ネットの文章を読んでいると、実は10年前のだった、ということが珍しくなくなりました。これまで、ネット情報は新しさが取り柄だったけれど、ウィキペディアにもかなり古い記述があります。記述が複雑化しすぎたものは、修正もしにくそう。今後は、「時間」がインターネットを脅かすのではないか。
— 飯間浩明 (@IIMA_Hiroaki) 2016年5月24日
年代不明の情報は、限りなく誤りに近くなります。「世界の現在の人口は50億人」というのは、80年代末なら正しいけれど、今は誤り。こうした年代不明の「誤り情報」が、今後ネット上で爆発的に増えるかも。ファイル更新日時は分かるとしても、それだけでは内容の書かれた日時までは分かりません。
— 飯間浩明 (@IIMA_Hiroaki) 2016年5月24日
インターネットは情報の蓄積を容易にしていく。物理的な専有がほぼ無くなるので、いくらでも情報をぶち込み保全できる。インデックス化して、いやしなくとも検索を行えば過去の情報は容易に取得し精査が可能になる。これはこれで便利ではあるのだけど。
以前「溜め込んで精査対象となる情報が増えると、逆に全体が雑多となって精査対象となる情報は少なくなってしまう」的な話をしたことがある。外付けハードディスクに自分で撮影した写真を数万枚のレベルで収めておくと、いつどこでどのような写真を撮ったのか、覚えているなんてのはほぼ不可能。日付と場所と具体的な撮影対象を紐付けしても、何を撮ったのか覚えていなければ検索のしようがないし、検索ワードも変わってしまう可能性がある。
さらに指摘の通り、情報が次々に蓄積されていくにつれ、その情報がいつの場面のもので、それが事実だったか否かが精査しにくくなってしまう。「ファイル更新日時は分かるとしても、それだけでは内容の書かれた日時までは分かりません」とはあるけれど、さらに内容が書かれた時間が分っていたとしても、それが正しいか否かの検証までは出来ない。「普通郵便の料金は30年前は7円だったんだよ」と言われても、すぐにその是非をチェックできるかな、というところ(正解は1966年から1972年までの間であり、30年前では無い)。
私は一時期、「今後、インターネットには全人類の知が結集し、誤りは自然淘汰でなくなっていくだろう」と考えていたことがあります。しかし、今はちょっと懐疑的でしてね。「これ、信用していいのか」と迷う情報が増えてきたと感じます。理由は「年代不明の情報が増えた」以外にもあります。
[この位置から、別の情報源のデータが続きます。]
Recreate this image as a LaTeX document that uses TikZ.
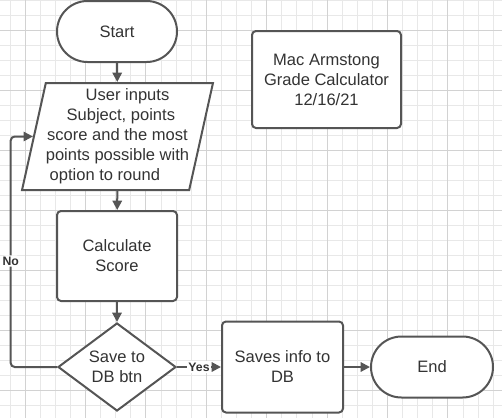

— 飯間浩明 (@IIMA_Hiroaki) 2016年5月24日
その昔、ネット上の情報は、書き手がプロか一般人か比較的明瞭でした。でも、今は、どのウェブサイトもデザインが良くなったし、文章を熟読しなければ真偽が分からない、ということもしばしばです。それで、私自身は、新聞などの既存メディアに接する機会が、前よりも相対的に増えてきたと感じます。
— 飯間浩明 (@IIMA_Hiroaki) 2016年5月24日
ウィキペディアには百万本超の記事があります。現時点では最新の正しい情報でも、10年経つと、丸ごと古い「誤り情報」になります。それを防ぐには、既存記事を常に誰かが手入れしなければならない。でも、新記事を作るのは簡単でも、将来百万本、1千万本の記事を十分にメンテできるのか、心配です。
— 飯間浩明 (@IIMA_Hiroaki) 2016年5月24日
そしてネット上の情報は累乗的に増えていく。利用者が増加しているのだから書き手も増えるし、さらに記録手法が多様化するのだから当然の話。でもその情報が正しいのか否か、どこまで精査ができるだろうか。そしてデザインがへっぽこでもその内容が間違っているとは言えないわけで、見た目で情報の正誤を見極めるのも難しい。
この「昔の情報が正しいのか否か、精査が難しくなっている」ってのは、実はすでに動画や画像で顕著化している。実態を知っている、その方面である程度詳しい人は一目でコラであると分かっても、多くの人には事実のように見えてしまう、ネタとして創られた映像がいつの間にか事実のように広まっている、そんなことも珍しくなくなった。
ジャンク的、ノイズな情報は今後もますます増加していく。情報化社会とはいうけれど、その情報の波にさらわれてアップアップする時代ってのが実情なのかもしれない。そしてだからこそ、権威にすがりたくなり、逆にその権威を悪用してさらなるノイズをまき散らす筋も闊歩するようになっているのだろうな。